* **YOUR OBJECTIVE**:
Omit all pictures, then retype the data exactly as given.

* **RAW DATA**:
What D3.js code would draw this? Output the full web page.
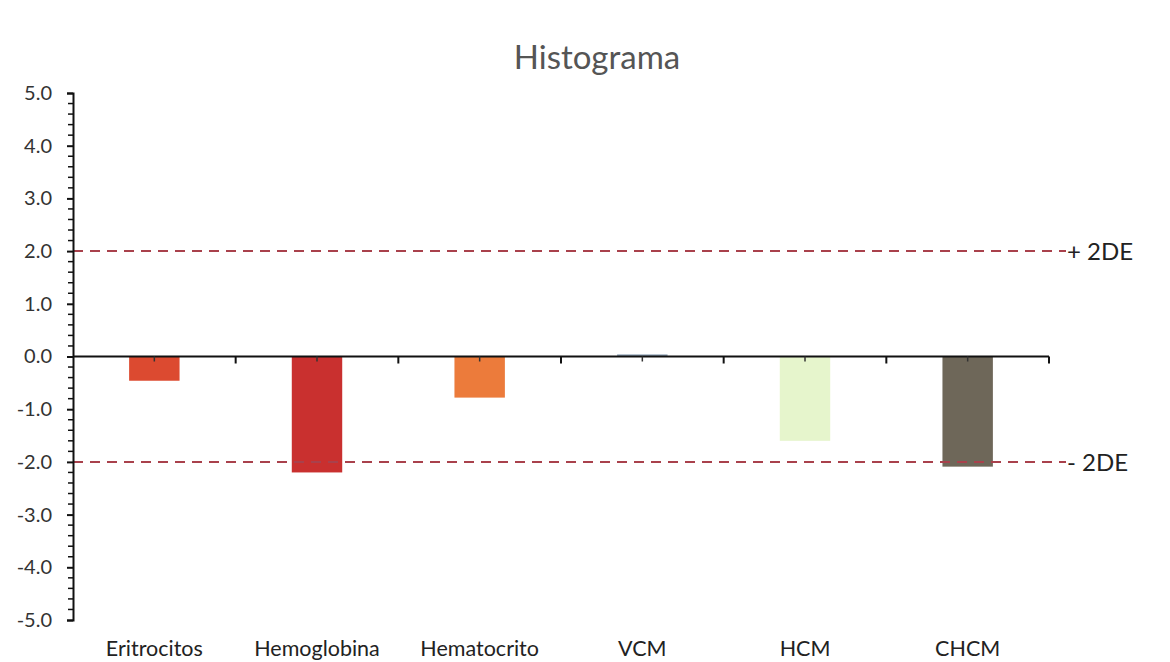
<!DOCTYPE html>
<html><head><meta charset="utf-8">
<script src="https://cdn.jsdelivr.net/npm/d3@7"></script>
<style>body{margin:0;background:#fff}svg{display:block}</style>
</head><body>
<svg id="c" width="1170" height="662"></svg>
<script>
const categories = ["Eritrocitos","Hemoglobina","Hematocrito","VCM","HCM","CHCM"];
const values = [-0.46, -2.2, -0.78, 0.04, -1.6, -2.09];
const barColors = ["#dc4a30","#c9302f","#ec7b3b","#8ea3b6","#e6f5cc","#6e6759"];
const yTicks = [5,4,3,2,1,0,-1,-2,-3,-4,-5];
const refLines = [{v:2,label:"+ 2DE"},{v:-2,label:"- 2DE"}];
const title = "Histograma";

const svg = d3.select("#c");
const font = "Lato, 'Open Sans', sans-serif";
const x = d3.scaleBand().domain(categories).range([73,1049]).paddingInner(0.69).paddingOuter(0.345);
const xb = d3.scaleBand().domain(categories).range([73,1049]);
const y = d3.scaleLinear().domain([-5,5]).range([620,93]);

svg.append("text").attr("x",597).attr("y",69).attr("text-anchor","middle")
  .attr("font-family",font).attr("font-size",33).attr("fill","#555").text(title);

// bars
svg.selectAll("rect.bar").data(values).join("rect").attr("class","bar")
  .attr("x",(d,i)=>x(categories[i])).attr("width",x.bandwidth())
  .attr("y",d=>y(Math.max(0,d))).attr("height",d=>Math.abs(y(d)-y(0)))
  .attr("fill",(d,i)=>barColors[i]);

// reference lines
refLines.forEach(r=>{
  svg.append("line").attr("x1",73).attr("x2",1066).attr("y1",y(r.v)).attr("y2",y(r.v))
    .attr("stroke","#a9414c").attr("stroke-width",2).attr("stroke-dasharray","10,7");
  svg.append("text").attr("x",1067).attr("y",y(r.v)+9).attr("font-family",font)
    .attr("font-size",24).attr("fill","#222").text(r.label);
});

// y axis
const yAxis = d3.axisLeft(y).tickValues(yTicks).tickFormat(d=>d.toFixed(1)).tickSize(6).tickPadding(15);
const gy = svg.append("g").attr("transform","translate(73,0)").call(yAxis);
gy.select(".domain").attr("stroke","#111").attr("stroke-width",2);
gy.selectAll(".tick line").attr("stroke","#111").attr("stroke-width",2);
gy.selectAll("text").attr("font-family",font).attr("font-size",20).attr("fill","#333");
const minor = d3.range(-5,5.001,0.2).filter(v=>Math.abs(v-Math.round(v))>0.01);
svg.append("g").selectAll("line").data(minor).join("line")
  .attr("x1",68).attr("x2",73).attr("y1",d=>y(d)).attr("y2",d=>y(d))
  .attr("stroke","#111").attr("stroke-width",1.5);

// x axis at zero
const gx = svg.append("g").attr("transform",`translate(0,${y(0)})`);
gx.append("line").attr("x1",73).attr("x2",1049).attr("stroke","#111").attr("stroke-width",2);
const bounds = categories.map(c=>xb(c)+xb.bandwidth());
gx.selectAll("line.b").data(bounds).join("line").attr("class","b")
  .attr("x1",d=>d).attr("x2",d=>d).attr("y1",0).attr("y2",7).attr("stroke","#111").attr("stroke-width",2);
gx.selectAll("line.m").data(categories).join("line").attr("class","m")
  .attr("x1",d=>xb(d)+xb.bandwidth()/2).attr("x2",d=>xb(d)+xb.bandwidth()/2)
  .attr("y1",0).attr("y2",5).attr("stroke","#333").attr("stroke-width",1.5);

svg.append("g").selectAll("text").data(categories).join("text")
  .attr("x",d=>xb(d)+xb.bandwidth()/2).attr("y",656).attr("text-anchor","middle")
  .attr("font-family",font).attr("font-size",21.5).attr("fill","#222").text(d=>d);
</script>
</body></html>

* **ANSWER TO THE PROBLEM**:
What D3.js code would draw this? Output the full web page.
<!DOCTYPE html>
<html><head><meta charset="utf-8">
<script src="https://cdn.jsdelivr.net/npm/d3@7"></script>
<style>body{margin:0;background:#fff}svg{display:block}</style>
</head><body>
<svg id="c" width="1170" height="662"></svg>
<script>
const categories = ["Eritrocitos","Hemoglobina","Hematocrito","VCM","HCM","CHCM"];
const values = [-0.46, -2.2, -0.78, 0.04, -1.6, -2.09];
const barColors = ["#dc4a30","#c9302f","#ec7b3b","#8ea3b6","#e6f5cc","#6e6759"];
const yTicks = [5,4,3,2,1,0,-1,-2,-3,-4,-5];
const refLines = [{v:2,label:"+ 2DE"},{v:-2,label:"- 2DE"}];
const title = "Histograma";

const svg = d3.select("#c");
const font = "Lato, 'Open Sans', sans-serif";
const x = d3.scaleBand().domain(categories).range([73,1049]).paddingInner(0.69).paddingOuter(0.345);
const xb = d3.scaleBand().domain(categories).range([73,1049]);
const y = d3.scaleLinear().domain([-5,5]).range([620,93]);

svg.append("text").attr("x",597).attr("y",69).attr("text-anchor","middle")
  .attr("font-family",font).attr("font-size",33).attr("fill","#555").text(title);

// bars
svg.selectAll("rect.bar").data(values).join("rect").attr("class","bar")
  .attr("x",(d,i)=>x(categories[i])).attr("width",x.bandwidth())
  .attr("y",d=>y(Math.max(0,d))).attr("height",d=>Math.abs(y(d)-y(0)))
  .attr("fill",(d,i)=>barColors[i]);

// reference lines
refLines.forEach(r=>{
  svg.append("line").attr("x1",73).attr("x2",1066).attr("y1",y(r.v)).attr("y2",y(r.v))
    .attr("stroke","#a9414c").attr("stroke-width",2).attr("stroke-dasharray","10,7");
  svg.append("text").attr("x",1067).attr("y",y(r.v)+9).attr("font-family",font)
    .attr("font-size",24).attr("fill","#222").text(r.label);
});

// y axis
const yAxis = d3.axisLeft(y).tickValues(yTicks).tickFormat(d=>d.toFixed(1)).tickSize(6).tickPadding(15);
const gy = svg.append("g").attr("transform","translate(73,0)").call(yAxis);
gy.select(".domain").attr("stroke","#111").attr("stroke-width",2);
gy.selectAll(".tick line").attr("stroke","#111").attr("stroke-width",2);
gy.selectAll("text").attr("font-family",font).attr("font-size",20).attr("fill","#333");
const minor = d3.range(-5,5.001,0.2).filter(v=>Math.abs(v-Math.round(v))>0.01);
svg.append("g").selectAll("line").data(minor).join("line")
  .attr("x1",68).attr("x2",73).attr("y1",d=>y(d)).attr("y2",d=>y(d))
  .attr("stroke","#111").attr("stroke-width",1.5);

// x axis at zero
const gx = svg.append("g").attr("transform",`translate(0,${y(0)})`);
gx.append("line").attr("x1",73).attr("x2",1049).attr("stroke","#111").attr("stroke-width",2);
const bounds = categories.map(c=>xb(c)+xb.bandwidth());
gx.selectAll("line.b").data(bounds).join("line").attr("class","b")
  .attr("x1",d=>d).attr("x2",d=>d).attr("y1",0).attr("y2",7).attr("stroke","#111").attr("stroke-width",2);
gx.selectAll("line.m").data(categories).join("line").attr("class","m")
  .attr("x1",d=>xb(d)+xb.bandwidth()/2).attr("x2",d=>xb(d)+xb.bandwidth()/2)
  .attr("y1",0).attr("y2",5).attr("stroke","#333").attr("stroke-width",1.5);

svg.append("g").selectAll("text").data(categories).join("text")
  .attr("x",d=>xb(d)+xb.bandwidth()/2).attr("y",656).attr("text-anchor","middle")
  .attr("font-family",font).attr("font-size",21.5).attr("fill","#222").text(d=>d);
</script>
</body></html>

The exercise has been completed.